After anti-Tamil pogroms in 1956, 1958 and 1977, and a brutal crackdown against Tamils protesting against these acts, guerrilla groups like the Liberation Tigers of Tamil Eelam (Tamil Tigers) were established. They aimed to set up an independent Tamil state, Tamil Eelam, for majority-Tamil regions in Sri Lanka. From the 1970s to the late 2000s Tamil Eelam was a proposed independent state that Sri Lankan Tamils and the Sri Lankan Tamil diaspora aspire to establish in the north and east of Sri Lanka. The burning of Jaffna library in 1981 and Black July in 1983, finally led to over 25 years of war between the Sri Lankan army and the Tamil Tigers, in which both sides committed numerous atrocities. This Sri Lankan Civil War led to death of over 100,000 people, according to the United Nations. The Sri Lankan government and Tamil Tigers allegedly committed war crimes against the civilian Sri Lankan Tamil people during the final months of the Eelam War IV phase in 2009, when the leader of the Tigers, Prabhakaran, was killed. The war led to the flight of over 800,000 Sri Lankan Tamil refugees, many going to the UK and India.

Geographic distribution

India

Most Tamils in India live in the state of Tamil Nadu. Tamils are the majority in the union territory of Puducherry, a former French colony. Puducherry is a subnational enclave situated within Tamil Nadu. Tamils account for at least one-sixth of the population in the Andaman and Nicobar Islands.

There are significant Tamil communities in other parts of India. Most of these have emerged fairly recently, dating to the colonial and post-colonial periods, but some date back to the medieval period. Significant populations reside in Karnataka (3 million), Maharashtra (0.5 million), Andhra Pradesh (0.9 million), Telangana (0.3 million), Kerala  (0.5 million), Gujarat (0.1 million) and the National Capital Region (0.1 million).

Sri Lanka

There are two groups of Tamils in Sri Lanka: the Sri Lankan Tamils and the Indian Tamils. The Sri Lankan Tamils (or Ceylon Tamils) are descendants of the Tamils of the old Jaffna Kingdom and east coast chieftaincies called Vannimais. The Indian Tamils (or Hill Country Tamils) are descendants of bonded laborers who migrated from Tamil Nadu to Sri Lanka in the 19th century to work on tea plantations. There also exists a significant Muslim population in Sri Lanka who are speakers of the Tamil language. Due to independent lineage, they are listed as Moors by the Sri Lankan government.

Most Sri Lankan Tamils live in the Northern and Eastern provinces and in the capital Colombo, whereas most Indian Tamils live in the central highlands. Historically both groups have seen themselves as separate communities, although there has been a greater sense of unity since the 1980s. 

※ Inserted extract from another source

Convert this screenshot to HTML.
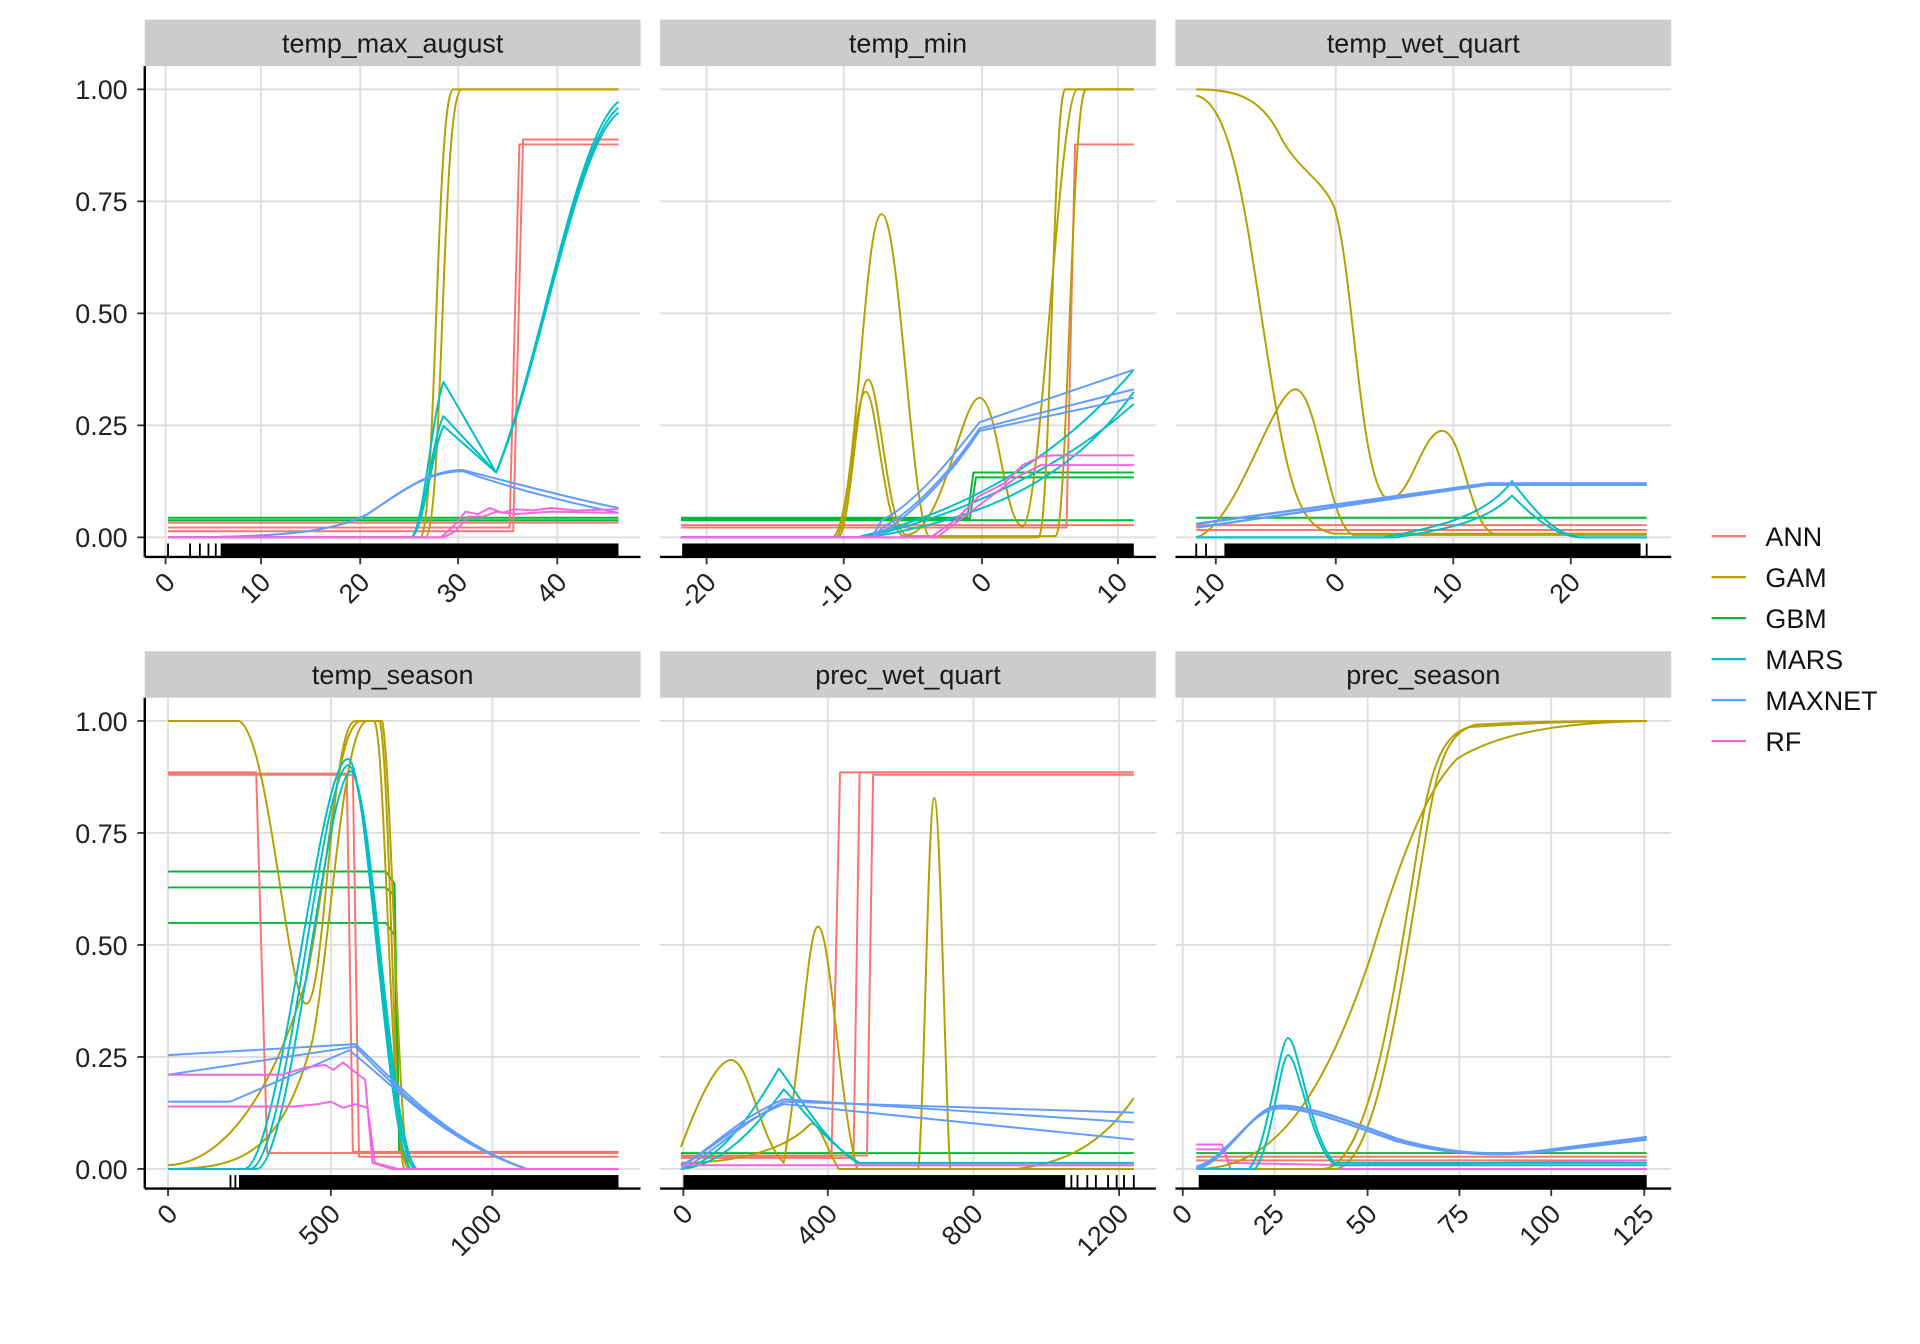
<!DOCTYPE html>
<html><head><meta charset="utf-8">
<style>
html,body{margin:0;padding:0;background:#fff;}
svg{display:block;}
text{font-family:"Liberation Sans",Arial,sans-serif;}
</style></head>
<body>
<svg id="s" width="1920" height="1344" viewBox="0 0 1568 1098" xmlns="http://www.w3.org/2000/svg">
<rect width="1568" height="1098" fill="#fff"/>
<g id="bg"></g>
<g fill="none" stroke-width="1.6" stroke-linejoin="round">
<!-- Panel 1 -->
<g stroke="#00BA38"><path d="M137 423H505"/><path d="M137 425H505"/></g>
<g stroke="#F8766D"><path d="M137 431H416L424 118H505"/><path d="M137 434H419L427 114H505"/><path d="M137 427H505"/></g>
<g stroke="#B79F00"><path d="M137 439H343C356 439 356 73 370 73H505"/><path d="M137 439H347C362 439 360 73 377 73H505"/></g>
<g stroke="#00BFC4"><path d="M137 439H335C345 439 352 340 362 312L405 386C440 300 470 110 505 83"/><path d="M137 439H335C345 439 352 360 362 340L405 386C440 300 470 115 505 88"/><path d="M137 439H335C345 439 352 370 362 348L405 386C440 305 470 118 505 92"/></g>
<g stroke="#619CFF"><path d="M137 439C220 439 270 436 300 420C330 400 350 384 378 384C420 395 470 408 505 415"/><path d="M137 439C220 439 270 436 300 420C330 400 350 385 378 385C420 400 470 412 505 419"/></g>
<g stroke="#F564E3"><path d="M137 439H360L370 430L380 418L390 420L400 415L410 419L420 416L435 417L450 415L470 417L505 416"/><path d="M137 439H362L372 434L382 422L395 422L405 418L420 420L450 418L505 419"/></g>
<!-- Panel 2 -->
<g stroke="#00BA38"><path d="M556 423H790L795 386H926"/><path d="M556 424H792L797 390H926"/><path d="M556 425H926"/></g>
<g stroke="#F8766D"><path d="M556 429H926"/><path d="M556 431H871L878 118H926"/></g>
<g stroke="#B79F00"><path d="M556 439H680C700 430 705 175 720 175C735 175 745 439 760 439H848C858 439 860 73 870 73H926"/><path d="M556 439H685C695 430 700 310 709 310C718 310 725 435 740 437C770 437 785 325 800 325C815 325 820 428 835 430C850 430 865 73 880 73H926"/><path d="M556 439H683C693 430 698 320 707 320C716 320 722 436 738 438H862C872 438 875 73 887 73H926"/></g>
<g stroke="#00BFC4"><path d="M556 439H700C780 420 860 380 926 302"/><path d="M556 439H705C790 420 870 380 926 330"/><path d="M556 439H710C790 425 870 400 926 320"/></g>
<g stroke="#619CFF"><path d="M556 439H712L720 425C750 410 780 370 800 345L926 302"/><path d="M556 439H712L722 430C755 412 785 372 800 350L926 318"/><path d="M556 439H714C755 415 785 375 800 352L926 325"/></g>
<g stroke="#F564E3"><path d="M556 439H760L780 425L800 405L820 395L835 380L850 373L860 372H926"/><path d="M556 439H765L790 420L810 405L830 390L850 380H926"/></g>
<!-- Panel 3 -->
<g stroke="#00BA38"><path d="M977 423H1345"/></g>
<g stroke="#F8766D"><path d="M977 429H1345"/><path d="M977 433H1345"/></g>
<g stroke="#B79F00"><path d="M977 73C1010 73 1030 80 1045 110C1060 140 1080 145 1090 170C1105 220 1110 380 1130 405C1150 420 1160 352 1178 352C1195 352 1200 430 1220 436H1345"/><path d="M977 78C1010 85 1020 200 1040 320C1055 410 1065 432 1090 436H1345"/><path d="M977 439C1010 430 1040 318 1058 318C1076 318 1085 430 1105 437H1345"/></g>
<g stroke="#00BFC4"><path d="M977 439H1130C1180 430 1215 420 1235 393C1255 420 1270 436 1290 439H1345"/><path d="M977 439H1140C1185 432 1215 425 1235 405C1255 425 1270 437 1290 439H1345"/></g>
<g stroke="#619CFF" stroke-width="2"><path d="M977 428L1215 395H1345"/><path d="M977 431L1215 396H1345"/></g>
<!-- Panel 4 -->
<g stroke="#00BA38"><path d="M137 712H315L322 722L326 942H505"/><path d="M137 725H315L322 732L326 942H505"/><path d="M137 754H315L322 764L326 942H505"/></g>
<g stroke="#F8766D"><path d="M137 631H209L218 942H505"/><path d="M137 633H288L293 945H505"/><path d="M137 632H283L288 941H505"/></g>
<g stroke="#B79F00"><path d="M137 589H195C220 600 235 820 250 820C265 820 270 589 290 589H305C315 589 318 940 333 955H505"/><path d="M137 952C180 950 220 900 250 800C270 700 275 589 295 589H310C318 620 322 940 330 955H505"/><path d="M137 955C200 955 230 940 255 850C270 770 280 589 300 589H312C320 630 325 950 335 955H505"/></g>
<g stroke="#00BFC4"><path d="M137 955H200C230 945 260 620 284 620C300 620 315 930 335 955H505"/><path d="M137 955H205C235 945 262 630 284 625C302 625 316 935 338 955H505"/><path d="M137 955H210C238 948 265 640 286 630C304 635 318 938 340 955H505"/></g>
<g stroke="#619CFF"><path d="M137 862L290 853C320 880 360 930 430 955H505"/><path d="M137 878L290 855C320 885 360 930 430 955H505"/><path d="M137 900H188L285 858C320 885 360 932 430 955H505"/></g>
<g stroke="#F564E3"><path d="M137 878H230L250 872L265 870L272 874L280 868L290 876L298 882L304 950L320 955H505"/><path d="M137 904H240L260 902L270 900L280 905L290 902L300 905L306 950L325 955H505"/></g>
<!-- Panel 5 -->
<g stroke="#00BA38"><path d="M556 942H926"/></g>
<g stroke="#F8766D"><path d="M556 945H679L686 631H926"/><path d="M556 946H697L702 631H926"/><path d="M556 944H708L713 633H926"/></g>
<g stroke="#B79F00"><path d="M556 937C570 900 585 866 597 866C612 866 620 930 640 950C655 860 660 757 668 757C678 757 685 900 700 955H750C755 900 758 652 763 652C768 652 772 900 776 955H830C870 950 900 935 926 897"/><path d="M556 950C600 950 640 940 660 920C668 910 675 940 685 955H926"/></g>
<g stroke="#00BFC4"><path d="M556 955C590 950 620 900 636 873C650 890 670 930 700 950H926"/><path d="M556 955C595 952 625 910 640 890C655 905 675 935 705 952H926"/></g>
<g stroke="#619CFF"><path d="M556 955C580 945 600 920 640 900L926 909"/><path d="M556 952C580 940 600 915 640 898L926 917"/><path d="M556 953C580 940 600 918 640 902L926 931"/></g>
<g stroke="#F564E3"><path d="M556 952H926"/></g>
<!-- Panel 6 -->
<g stroke="#00BA38"><path d="M977 942H1345"/></g>
<g stroke="#F8766D"><path d="M977 945H1345"/><path d="M977 948H1345"/></g>
<g stroke="#F564E3"><path d="M977 939H1000L1005 955H1345"/><path d="M977 935H998L1003 950L1100 952L1345 948"/></g>
<g stroke="#B79F00"><path d="M977 955C1040 955 1080 900 1120 780C1150 680 1170 640 1190 620C1230 595 1290 590 1345 589"/><path d="M977 955H1080C1120 955 1140 800 1160 680C1170 620 1180 600 1200 594C1260 590 1300 589 1345 589"/><path d="M977 955H1090C1125 955 1145 800 1165 680C1175 615 1185 598 1205 592C1260 589 1300 589 1345 589"/></g>
<g stroke="#00BFC4"><path d="M977 955H1020C1035 940 1045 848 1052 848C1060 848 1070 930 1090 950H1345"/><path d="M977 955H1025C1038 940 1046 862 1052 862C1060 862 1070 935 1090 952H1345"/></g>
<g stroke="#619CFF" stroke-width="2"><path d="M977 955C1000 950 1020 910 1040 904C1060 900 1100 915 1140 930C1180 942 1220 945 1260 940L1345 929"/><path d="M977 953C1000 948 1020 910 1040 906C1060 902 1100 918 1140 932C1180 943 1220 945 1260 941L1345 931"/></g>
</g>
<g id="fg"></g>
</svg>
<script>
var NS="http://www.w3.org/2000/svg";
function el(p,t,a,txt){var e=document.createElementNS(NS,t);for(var k in a)e.setAttribute(k,a[k]);if(txt!=null)e.textContent=txt;p.appendChild(e);return e;}
var bg=document.getElementById('bg'),fg=document.getElementById('fg');
var cols=[[118,523],[539,944],[960,1365]];
var rows=[{st:16,top:54,bot:455,y1:73,y0:439},{st:532,top:570,bot:971,y1:589,y0:955}];
var panels=[
 {r:0,c:0,t:"temp_max_august",ticks:[[135,"0"],[213,"10"],[294,"20"],[374,"30"],[455,"40"]],rug:[137,180,505],sp:[137,155,163,170,176]},
 {r:0,c:1,t:"temp_min",ticks:[[577,"-20"],[689,"-10"],[802,"0"],[913,"10"]],rug:[555,557,926],sp:[]},
 {r:0,c:2,t:"temp_wet_quart",ticks:[[993,"-10"],[1091,"0"],[1187,"10"],[1283,"20"]],rug:[977,1000,1340],sp:[977,985,1345]},
 {r:1,c:0,t:"temp_season",ticks:[[137,"0"],[270,"500"],[402,"1000"]],rug:[137,195,505],sp:[188,192]},
 {r:1,c:1,t:"prec_wet_quart",ticks:[[558,"0"],[676,"400"],[795,"800"],[914,"1200"]],rug:[556,558,870],sp:[875,880,888,895,905,912,918,926]},
 {r:1,c:2,t:"prec_season",ticks:[[966,"0"],[1041,"25"],[1117,"50"],[1192,"75"],[1267,"100"],[1343,"125"]],rug:[977,979,1345],sp:[]}
];
panels.forEach(function(p){
 var R=rows[p.r],x0=cols[p.c][0],x1=cols[p.c][1];
 el(bg,'rect',{x:x0,y:R.st,width:x1-x0,height:R.top-R.st,fill:'#cccccc'});
 el(bg,'text',{x:(x0+x1)/2,y:R.st+27,'text-anchor':'middle','font-size':22,fill:'#1a1a1a'},p.t);
 for(var i=0;i<5;i++){var y=R.y0-(R.y0-R.y1)*i/4;el(bg,'line',{x1:x0,x2:x1,y1:y,y2:y,stroke:'#dedede','stroke-width':1.5});
   if(p.c==0){el(fg,'line',{x1:x0-6,x2:x0,y1:y,y2:y,stroke:'#333','stroke-width':1.5});
   el(fg,'text',{x:x0-14,y:y+8,'text-anchor':'end','font-size':22,fill:'#222'},["0.00","0.25","0.50","0.75","1.00"][i]);}}
 p.ticks.forEach(function(t){el(bg,'line',{x1:t[0],x2:t[0],y1:R.top,y2:R.bot,stroke:'#dedede','stroke-width':1.5});
   el(fg,'line',{x1:t[0],x2:t[0],y1:R.bot,y2:R.bot+6,stroke:'#333','stroke-width':1.5});
   var tx=t[0]+9,ty=R.bot+22;
   el(fg,'text',{x:tx,y:ty,'text-anchor':'end','font-size':22,fill:'#222',transform:'rotate(-45 '+tx+' '+ty+')'},t[1]);});
 el(fg,'rect',{x:p.rug[1],y:R.bot-11,width:p.rug[2]-p.rug[1],height:11,fill:'#000'});
 p.sp.forEach(function(x){el(fg,'line',{x1:x,x2:x,y1:R.bot-11,y2:R.bot,stroke:'#000','stroke-width':1.5});});
 el(fg,'line',{x1:x0,x2:x1,y1:R.bot,y2:R.bot,stroke:'#000','stroke-width':2});
 if(p.c==0)el(fg,'line',{x1:x0,x2:x0,y1:R.top,y2:R.bot,stroke:'#000','stroke-width':2});
});
var leg=[["ANN","#F8766D"],["GAM","#B79F00"],["GBM","#00BA38"],["MARS","#00BFC4"],["MAXNET","#619CFF"],["RF","#F564E3"]];
leg.forEach(function(l,i){var y=438+i*33.5;el(fg,'line',{x1:1398,x2:1426,y1:y,y2:y,stroke:l[1],'stroke-width':1.8});
 el(fg,'text',{x:1442,y:y+8,'font-size':22,fill:'#111'},l[0]);});
</script>
</body></html>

Under the terms of an agreement reached between the Sri Lankan and Indian governments in the 1960s, about 40 percent of the Indian Tamils were granted Sri Lankan citizenship, and many of the remainder were repatriated to India. By the 1990s, most Indian Tamils had received Sri Lankan citizenship.

Tamil diaspora

Significant Tamil emigration began in the 18th century, when the British colonial government sent many middle-class and poor Tamils as indentured labourers to far-off parts of the Empire, especially Malaya, Burma, South Africa, Fiji, Mauritius, Trinidad and Tobago, Guyana, Suriname, Jamaica, French Guiana, Guadeloupe, and Martinique. At about the same time, many Tamil businessmen also migrated to other parts of the British Empire, particularly to Burma and East Africa.

Many Tamils still live in these countries, and the Tamil communities in Singapore, Reunion Island, Malaysia, Myanmar and South Africa have retained much of their original culture, tradition and language. Many Malaysian children attend Tamil schools, and a significant portion of Tamil children are brought up with Tamil as their first language. In Singapore, Mauritius and Reunion, Tamil students learn Tamil as their second language in school. In Singapore, to preserve the Tamil language, the government has made it an official language despite Tamils comprising only about 5% of the population, and has also introduced compulsory instruction of the language for Tamils. Other Tamil communities, such as those in South Africa, Fiji, Mauritius, Trinidad and Tobago, Guyana, Suriname, Jamaica, French Guiana, Guadeloupe, Pakistan, Martinique, and the Caribbean no longer speak Tamil language as a first language, but still retain a strong Tamil identity, and are able to understand the language, while most elders speak it as a first language. There is a very small Tamil community in Pakistan, notably settled since the partition in 1947.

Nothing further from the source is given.